Norconex / crawlers

Norconex Crawlers (or spiders) are flexible web and filesystem crawlers for collecting, parsing, and manipulating data from the web or filesystem to various data repositories such as search engines.
https://opensource.norconex.com/crawlers
Apache License 2.0
183 stars 68 forks source link

RegexReferenceFilter #109

Closed csaezl closed 9 years ago

csaezl commented 9 years ago

I need the crawler to reject some URLs, those that include /../. I use the filter:

#set($filterRegexRef  = "com.norconex.collector.core.filter.impl.RegexReferenceFilter")
...
<filter class="$filterRegexRef" onMatch="exclude">*/\.\./*</filter>      

but get the error:

com.norconex.collector.core.CollectorException: Cannot load crawler configurations.
...
Caused by: com.norconex.commons.lang.config.ConfigurationException: Could not instantiate object from configuration for node: filter key: null
...
Caused by: java.util.regex.PatternSyntaxException: Dangling meta character '*' near index 0
*/\.\./*
^

What is the proper syntax in this context?.

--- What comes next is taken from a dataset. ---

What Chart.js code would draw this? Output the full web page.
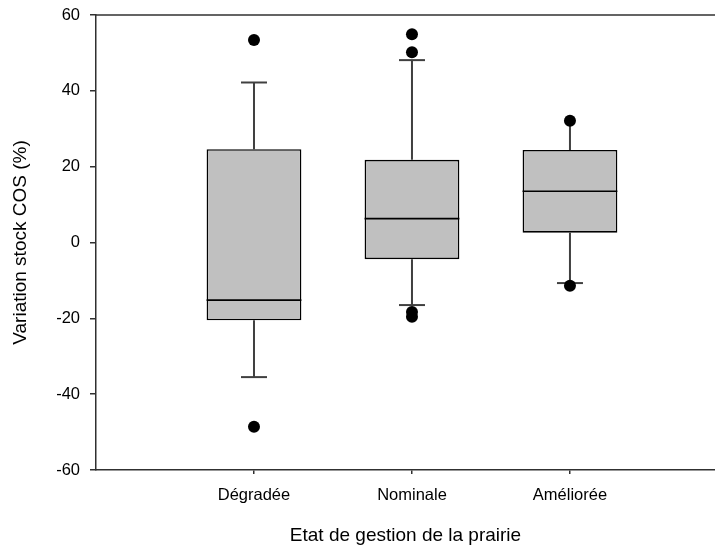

I have other "include" filters, first the "exclude", followed but several "include". One URL may match one "exclude" and one "include". In this case I need the URL to be excluded. Is there any strategy to accomplish this (apart from defining the filter)?

OkkeKlein commented 9 years ago

The error is caused because of faulty regex. it needs to be .*/\.\./.*

csaezl commented 9 years ago

Thank you!

csaezl commented 9 years ago

Are you sure?. It seems that the crawler doesn't reject them. As a regular expression, for example in Solr */\.\./.* doesn't get the same result as .*/\.\./.*. The second doesn't get any result

OkkeKlein commented 9 years ago

You can't search in Solr with regex. Just with wildcards: https://cwiki.apache.org/confluence/display/solr/The+Standard+Query+Parser

As to your links, i just told you how to fix the error. Haven't looked at the logic.

Aren't links with /../ normalized?

essiembre commented 9 years ago

No normalization is performed by default, but many URL normalization options are offered using the urlNormalizer tag. For the /../, you can add this to your config:

<urlNormalizer class="com.norconex.collector.http.url.impl.GenericURLNormalizer">
  <normalizations>
    removeDotSegments
  </normalizations>
</urlNormalizer>

Typically though, you would want more than just this one. Have a look at the GenericURLNormalizer class for all configuration options. The GenericNormalizer class is a wrapper around a generic class found in Norconex Commons Lang called URLNormalizer. You can find detailed description of each normalization options on that last link.

csaezl commented 9 years ago

I've stopped a crawler that was committing /../ web pages, I've put the urlNormalizerparameter, resumed the run but the crawler is still committing /../ pages, perhaps because it had already extracted them before the stop. Is that right?. Is there a way of rejecting them without loosing the crawled pages information?

essiembre commented 9 years ago

If you change your config after you have indexed some documents in Solr, it won't go into Solr to delete documents matching your new config changes.

Once your crawler finishes after you resumed it, one thing you may try is to set the orphan strategy to delete:

<orphansStrategy>DELETE</orphansStrategy>

That way, the next crawl you start will apply your normalization. When it is done, it will check if any URLs remain from the previous run, and will delete them all. Your old non-normalized URLs should be caught and deleted at that time.

csaezl commented 9 years ago

I don't need the crawler to delete documents from Solr.

Since a running crawler has to be stopped and resumed to apply removeDotSegments to its config file, that makes possible that some /../ URLs could have been extracted (without normalization) before stop and processed in the resume run. This way, in the resume run those URLs circumvent removeDotSegments and get indexed in Solr with /../ .

Is there anything I can do to avoid it?

essiembre commented 9 years ago

You can start fresh again instead of resuming. If you do not want to do this, and if those faulty URLs have not been committed yet (i.e. are still in the queue), I suppose you can try a few things:

Suggestion 1: Filter them out in the importer section:

<filter class="com.norconex.importer.handler.filter.impl.RegexMetadataFilter"
        onMatch="exclude" field="document.reference" >
      /\.\./
</filter>

Suggestion 2: Mimic this normalization exercise in the importer section. Could be though to implement in XML. This example might work for one level only:

<tagger class="com.norconex.importer.handler.tagger.impl.ReplaceTagger">
  <replace fromField="document.reference" regex="true">
      <fromValue>(/[^./]+)(/\.\./)</fromValue>
      <toValue>/</toValue>
  </replace>
</tagger>

Not sure if changing the document.reference value will not cause other issues though (something to keep an eye on).

essiembre commented 9 years ago

Closing for receiving no feedback in a while on last answer. Please create a new issue if you have additional questions.